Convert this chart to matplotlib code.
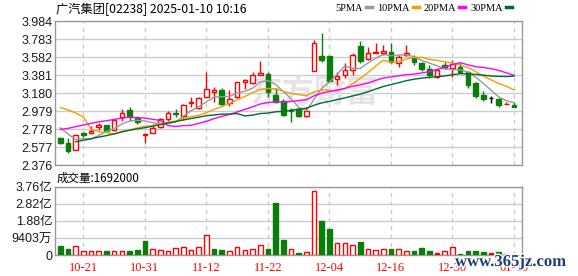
import numpy as np
import pandas as pd
import matplotlib
matplotlib.use("Agg")
import matplotlib.pyplot as plt
import matplotlib.patheffects as pe
from matplotlib.patches import Rectangle
from matplotlib.lines import Line2D

plt.rcParams['font.family'] = ['Liberation Sans', 'Noto Sans CJK SC', 'DejaVu Sans']

# 标题
title = "广汽集团[02238] 2025-01-10 10:16"
vol_title = "成交量:1692000"

# 日K数据 (2024-10-16 .. 2025-01-10)
opens = [2.673, 2.617, 2.539, 2.729, 2.729, 2.797, 2.819, 2.767, 2.909, 2.991,
         2.906, 2.710, 2.729, 2.804, 2.890, 2.961, 2.927, 3.065, 3.009, 3.132,
         3.192, 3.215, 3.065, 3.132, 3.308, 3.289, 3.386, 3.392, 3.159, 3.096,
         2.991, 2.998, 2.927, 3.431, 3.595, 3.595, 3.342, 3.383, 3.439, 3.707,
         3.558, 3.630, 3.625, 3.636, 3.521, 3.603, 3.588, 3.513, 3.446, 3.364,
         3.495, 3.457, 3.476, 3.420, 3.297, 3.159, 3.121, 3.114, 3.055, 3.047]
highs = [2.692, 2.673, 2.718, 2.748, 2.811, 2.841, 2.826, 2.894, 3.002, 3.021,
         2.924, 2.729, 2.830, 2.905, 2.976, 3.006, 3.054, 3.132, 3.140, 3.420,
         3.253, 3.237, 3.215, 3.308, 3.337, 3.420, 3.543, 3.420, 3.236, 3.110,
         3.010, 3.006, 3.021, 3.775, 3.849, 3.595, 3.420, 3.521, 3.633, 3.767,
         3.700, 3.737, 3.718, 3.737, 3.607, 3.718, 3.607, 3.532, 3.495, 3.446,
         3.532, 3.551, 3.521, 3.431, 3.308, 3.207, 3.147, 3.121, 3.084, 3.084]
lows = [2.606, 2.513, 2.539, 2.692, 2.722, 2.767, 2.752, 2.759, 2.868, 2.872,
        2.830, 2.625, 2.729, 2.793, 2.872, 2.916, 2.879, 3.028, 2.998, 3.132,
        3.084, 3.036, 3.039, 3.121, 3.226, 3.278, 3.383, 3.140, 3.073, 2.924,
        2.860, 2.916, 2.916, 3.431, 3.532, 3.308, 3.271, 3.345, 3.383, 3.521,
        3.551, 3.630, 3.607, 3.513, 3.476, 3.595, 3.495, 3.431, 3.345, 3.345,
        3.446, 3.364, 3.409, 3.233, 3.121, 3.096, 3.065, 3.021, 3.055, 3.021]
closes = [2.617, 2.535, 2.711, 2.714, 2.756, 2.819, 2.756, 2.879, 2.961, 2.924,
          2.861, 2.718, 2.785, 2.886, 2.954, 2.946, 3.043, 3.084, 3.121, 3.222,
          3.215, 3.054, 3.110, 3.300, 3.330, 3.383, 3.401, 3.189, 3.084, 2.935,
          2.980, 2.924, 2.983, 3.737, 3.551, 3.319, 3.371, 3.439, 3.607, 3.543,
          3.625, 3.640, 3.651, 3.532, 3.588, 3.633, 3.532, 3.446, 3.383, 3.439,
          3.457, 3.502, 3.420, 3.271, 3.147, 3.110, 3.121, 3.047, 3.058, 3.028]

# 窗口之前的收盘价 (用于均线起点, 由均线位置估计)
pre_close = [2.22, 2.24, 2.25, 2.27, 2.29, 2.31, 2.36, 2.412,
             2.30, 2.32, 2.35, 2.40, 2.45, 2.52, 2.60, 2.66, 2.735,
             2.95,
             2.80, 3.06, 3.16, 4.10, 3.12, 2.88, 3.02, 2.66, 2.78]

# 成交量 (万股)
volumes = [4949, 3299, 4766, 2200, 2200, 2200, 2200, 2200, 2200, 2200,
           2750, 7700, 3116, 2566, 2016, 3666, 4216, 2750, 4400, 10998,
           3299, 2750, 2200, 4216, 2750, 3299, 5316, 3299, 28595, 8249,
           3299, 1283, 1650, 35194, 18697, 14297, 6599, 6599, 5499, 7332,
           3116, 2566, 3116, 3299, 3116, 2200, 2383, 3849, 2383, 1283,
           2200, 4216, 733, 2383, 2383, 1833, 1100, 1650, 550, 169.2]
# g=跌(实心绿) r=涨(空心红) R=实心红
vol_kind = list("ggrrrrgrrg" "ggrrrrrrrr" "ggrrrrrggg" "rgrrggrrrg" "rrrgrrgggR" "rrggggRgRg")

price_ticks = [2.376, 2.577, 2.778, 2.979, 3.180, 3.381, 3.582, 3.783, 3.984]
vol_ticks = [0, 9403, 18806, 28209, 37612]
vol_tick_labels = ["0", "9403万", "1.88亿", "2.82亿", "3.76亿"]
date_idx = [3, 11, 19, 27, 35, 43, 51, 59]
date_labels = ["10-21", "10-31", "11-12", "11-22", "12-04", "12-16", "12-30", "01-10"]

ma_names = ["5PMA", "10PMA", "20PMA", "30PMA"]
ma_windows = [5, 10, 20, 30]
ma_colors = ["#999999", "#f0a000", "#ff00ff", "#006a30"]

RED = "#ff0000"
GREEN = "#0a7d0a"
GRID = "#cccccc"
FRAME = "#999999"

n = len(closes)
x = np.arange(n)
all_close = pd.Series(pre_close + closes)

fig = plt.figure(figsize=(5.78, 2.76), dpi=100)
W, H = 578, 276
ax = fig.add_axes([55 / W, 1 - 165 / H, 467 / W, (165 - 21.3) / H])
axv = fig.add_axes([55 / W, 1 - 255 / H, 467 / W, (255 - 186.7) / H])

for a in (ax, axv):
    a.set_xlim(-0.69, 60.04)
    a.set_axisbelow(True)
    a.set_xticks(date_idx)
    a.grid(axis="y", color=GRID, lw=1, ls="-")
    a.grid(axis="x", color=GRID, lw=1, ls=(0, (3, 3)))
    for s in a.spines.values():
        s.set_color(FRAME)
        s.set_linewidth(1)
    a.tick_params(length=0, pad=2, labelsize=9, colors="#1a1a1a")

# 蜡烛图
w = 0.6
for i in x:
    o, h, l, c = opens[i], highs[i], lows[i], closes[i]
    if c > o:
        col, face = RED, "white"
    elif c < o:
        col, face = GREEN, GREEN
    else:
        col, face = "black", "black"
    ax.vlines(i, l, h, color=col, lw=1, zorder=2)
    if c == o:
        ax.hlines(o, i - w / 2, i + w / 2, color=col, lw=1, zorder=3)
    else:
        ax.add_patch(Rectangle((i - w / 2, min(o, c)), w, abs(c - o),
                               facecolor=face, edgecolor=col, lw=1, zorder=3))

# 均线
for name, win, col in zip(ma_names, ma_windows, ma_colors):
    ma = all_close.rolling(win).mean().to_numpy()[-n:]
    ax.plot(x, ma, color=col, lw=1, zorder=4)

ax.set_ylim(price_ticks[0], price_ticks[-1])
ax.set_yticks(price_ticks)
ax.set_yticklabels([f"{t:.3f}" for t in price_ticks])
ax.tick_params(axis="x", labelbottom=False)

ax.text(0.555, 0.50, "东方财富", transform=ax.transAxes, ha="center", va="center",
        fontsize=23, fontweight="bold", color="#e4e4e4", zorder=1,
        family=["Noto Sans CJK SC"])

# 成交量
faces = [GREEN if k == "g" else (RED if k == "R" else "white") for k in vol_kind]
edges = [GREEN if k == "g" else RED for k in vol_kind]
axv.bar(x, volumes, width=w, color=faces, edgecolor=edges, lw=1, zorder=3)
axv.set_ylim(0, vol_ticks[-1])
axv.set_yticks(vol_ticks)
axv.set_yticklabels(vol_tick_labels)
axv.set_xticklabels(date_labels, color=RED, family="Liberation Serif", fontsize=9)
axv.tick_params(axis="x", pad=5)

# 标题 / 图例
fig.text(56 / W, 1 - 9 / H, title, ha="left", va="center", fontsize=8.8,
         family=["Noto Sans CJK SC"])
fig.text(57 / W, 1 - 178 / H, vol_title, ha="left", va="center", fontsize=8.3,
         family=["Noto Sans CJK SC"])

handles = [Line2D([], [], color=c, lw=2.5) for c in ma_colors]
fig.legend(handles, ma_names, loc="center right", bbox_to_anchor=(512 / W, 1 - 8.5 / H),
           ncol=4, frameon=False, markerfirst=False, handlelength=0.6,
           handletextpad=0.3, columnspacing=0.45, borderpad=0, borderaxespad=0,
           prop={"family": "Liberation Serif", "size": 7.5})

fig.text(455 / W, 1 - 262 / H, "www.365jz.com", ha="left", va="center", fontsize=12,
         fontweight="bold", color="#213c7c", family="Liberation Serif",
         path_effects=[pe.withStroke(linewidth=2, foreground="white")])

fig.savefig("out.png", dpi=100)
○ ○ ○ ○ ○ ○ ○
Omit the pictures, then repeat exactly each line from the beginning of the listing through the line with "plt.rcParams['font.family'] = ['Liberation".

Convert this chart to matplotlib code.
import numpy as np
import pandas as pd
import matplotlib
matplotlib.use("Agg")
import matplotlib.pyplot as plt
import matplotlib.patheffects as pe
from matplotlib.patches import Rectangle
from matplotlib.lines import Line2D

plt.rcParams['font.family'] = ['Liberation Sans', 'Noto Sans CJK SC', 'DejaVu Sans']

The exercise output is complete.